Graphics: Considering what's involved in a tennis simulation, attention to detail would seem to be of utmost importance. While the game view is adjustable, the lack of high resolution renders the game less enjoyable and realistic than hoped. Of course, the redundancy of a tennis match itself limits the visual choices in game design.
Sound: What little music the game contains does not enhance the experience nor are the sound effects particularly striking which is dismaying in a simulation of tennis.
Enjoyment: The game offers a near-term diversion but gets tedious in the long haul. The overly difficult mastering of shot controls and player movement along with a terrible save feature negates prolonged enjoyment.
Replay Value: Simply because it is a tennis game that deals in individual matches, replay value is assured. However, the shortcomings of the game itself may cause it sit on the shelf more often than not.

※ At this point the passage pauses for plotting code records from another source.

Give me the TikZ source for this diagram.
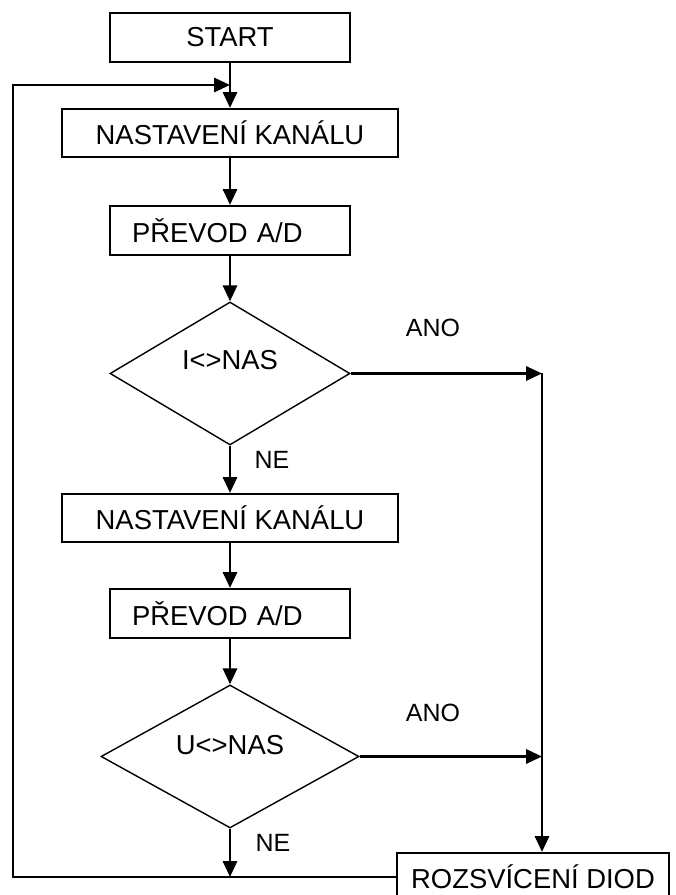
\documentclass[tikz,border=0pt]{standalone}
\usepackage{fontspec}
\setmainfont{Liberation Sans}
\usepackage{tikz}
\tikzstyle{blok}=[rectangle, draw, line width=1.2pt, inner sep=0pt, minimum height=0.96cm]
\tikzstyle{podminka}=[diamond, draw, line width=0.8pt, inner sep=0pt, minimum height=2.86cm]
\newcommand{\blok}{\node[blok]}
\newcommand{\podminka}{\node[podminka]}
\usetikzlibrary{arrows.meta,shapes.geometric,calc}

\begin{document}
\begin{tikzpicture}[font=\fontsize{15.6}{18}\selectfont]
	\tikzstyle{sipka}=[-{Triangle[length=9pt,width=8pt]}, line width=1.5pt]
	\tikzstyle{doleva}=[text width=3.92cm, inner xsep=0.44cm, align=left]
	\tikzstyle{popis}=[font=\fontsize{14.2}{17}\selectfont]
	\useasboundingbox (0,0) rectangle (13.5,17.9);
	\clip (0,0) rectangle (13.5,17.9);
	% Bloky
	\blok (start) at (4.6,17.15) [minimum width=4.8cm, minimum height=0.98cm] {START};
	\blok (nast1) at (4.6,15.24) [minimum width=6.72cm] {NASTAVENÍ KANÁLU};
	\blok (prev1) at (4.6,13.29) [doleva, minimum height=0.98cm] {PŘEVOD A/D};
	\podminka (dotaz1) at (4.6,10.43) [minimum width=4.8cm, label={[yshift=0.26cm]center:I<>NAS}] {};
	\blok (nast2) at (4.6,7.54) [minimum width=6.72cm] {NASTAVENÍ KANÁLU};
	\blok (prev2) at (4.6,5.63) [doleva, minimum height=0.98cm] {PŘEVOD A/D};
	\podminka (dotaz2) at (4.6,2.77) [minimum width=5.16cm, label={[yshift=0.23cm]center:U<>NAS}] {};
	\blok (rozsv) at (10.66,0.36) [minimum width=5.44cm] {ROZSVÍCENÍ DIOD};
	% Popisky
	\node[popis] (ano1) at (8.66,11.34) {ANO};
	\node[popis] (ne1) at (5.44,8.7) {NE};
	\node[popis] (ano2) at (8.66,3.64) {ANO};
	\node[popis] (ne2) at (5.46,1.04) {NE};
	% Pomocne body
	\coordinate (spoj1) at (10.84,10.43);
	\coordinate (spoj2) at (10.84,2.77);
	\coordinate (dole) at (4.6,0.36);
	\coordinate (roh) at (0.26,16.2);
	\coordinate (zpet) at (4.6,16.2);

	\path
	(start) edge[sipka] (nast1)
	(nast1) edge[sipka] (prev1)
	(prev1) edge[sipka] (dotaz1)
	(dotaz1) edge[sipka] (nast2)
	(nast2) edge[sipka] (prev2)
	(prev2) edge[sipka] (dotaz2)
	(dotaz2) edge[sipka] (dole)
	% Vetev ANO
	(dotaz1) edge[sipka] (spoj1)
	(dotaz2) edge[sipka] (spoj2)
	;
	\draw[sipka] (spoj1) -- (spoj1 |- rozsv.north);
	% Navrat
	\draw[sipka] (rozsv.west) -| (roh) -- (zpet);
\end{tikzpicture}
\end{document}
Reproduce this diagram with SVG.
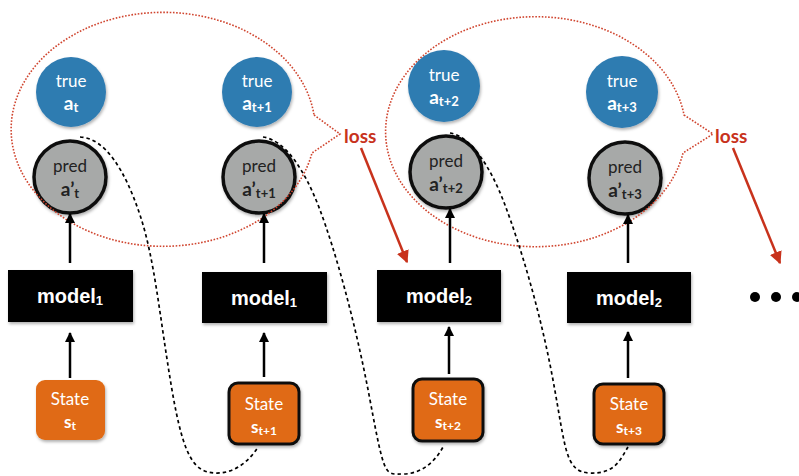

Endorsed by famous tennis player, Jimmy Connors, this game offers tournament and single play on multiple court types.
Using crosshairs, aim your ball to the other side of the court and hope you hit where you want. If you are lucky, you might even score an Ace. If not, you will need to be ready to return your opponent's return. Run back and forth as you try to keep hitting the ball over the net until your opponent misses, or you do. When you hit the ball, you will want to attempt changing the direction and speed of the ball to throw your opponent off balance. This is the real challenge of any tennis game.
Jimmy Conners Pro Tennis Tour (or simply Pro Tennis Tour in Europe) is a below average tennis game from Blue Byte. Although it has all the options you find in a typical tennis game (variable court types, tournament or single play, etc.), the game suffers from poor controls and jerky graphics. For example, to serve the ball you must move the crosshairs very quickly to the intended part of the court you want the ball to land on. You only have about 3 seconds to do this, however, and the crosshairs inexplicably moves with the speed of molasses. It took me countless tries (and foregone points) to get my serve to land correctly. The rest of the game is no less aggravating, since it's often very hard to tell where the position of the ball is, and to vary the speed or direction of your shots. Despite having one of tennis' most famous stars to endorse the game, Pro Tennis Tour is best passed over for a better tennis game.
Good tennis game. Named after this fantastic tennisplayer from the 90s/ You can play against eachother or against the computer.